Under the rules of the new fund, Clinton will not personally solicit money. Contributions will not be accepted from noncitizens, or from executive branch employees. Clinton supporters initially considered allowing registered lobbyists, labor unions and corporations to contribute to the new fund, but ultimately dropped the idea and money from these sources will be barred. The White House counsel's office will review the names of contributors. Like the old fund, the new fund will disclose its contributions twice annually.
The old fund included several former university officials and two former federal attorneys general as its trustees.

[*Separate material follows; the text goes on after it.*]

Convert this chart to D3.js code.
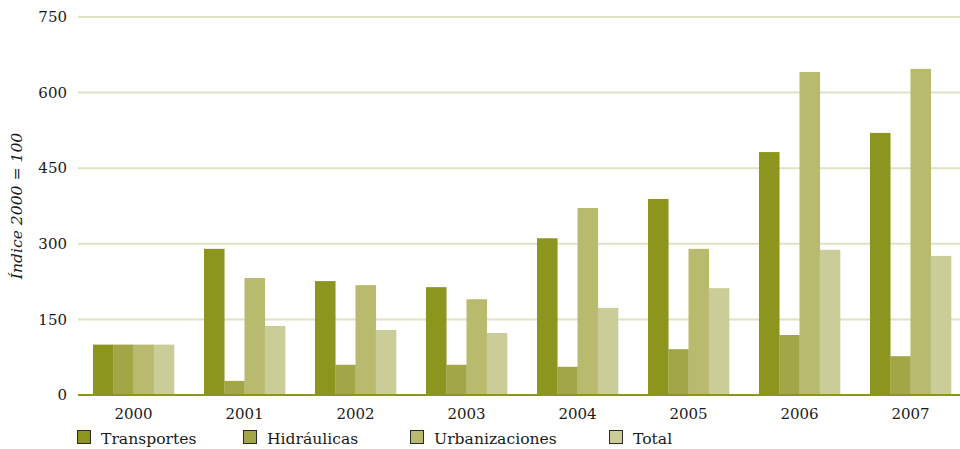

The new fund is made up of less prominent individuals, most of them friends of the Clintons.
The five people Pryor asked to serve as trustees are Essaye; Bartels; New York lawyer Renee Ring, who met the Clintons in the mid-'80s at Renaissance Weekend celebrations; Little Rock lawyer Maurice Mitchell; and Roger Johnson, a Southern California business executive who served as administrator of the General Services Administration during Clinton's first term.
The old fund ran into controversy when Little Rock fund-raiser Yah Lin "Charlie" Trie walked into the fund's offices with some $600,000 in checks and money orders that auditors later found may not have really been from their ostensible contributors. Trie was later indicted in the Democratic fund-raising controversy, and organizers of the old fund said bad publicity from the Trie incident was partly responsible for its poor performance.
McAuliffe lately has also received some adverse publicity for his 1996 fund-raising activities, but a senior White House official said Clinton was welcoming his involvement in the latest fund-raising effort. "We fully expect to Terry to be actively involved in helping raise money for the president's fund," said White House adviser Douglas Sosnik.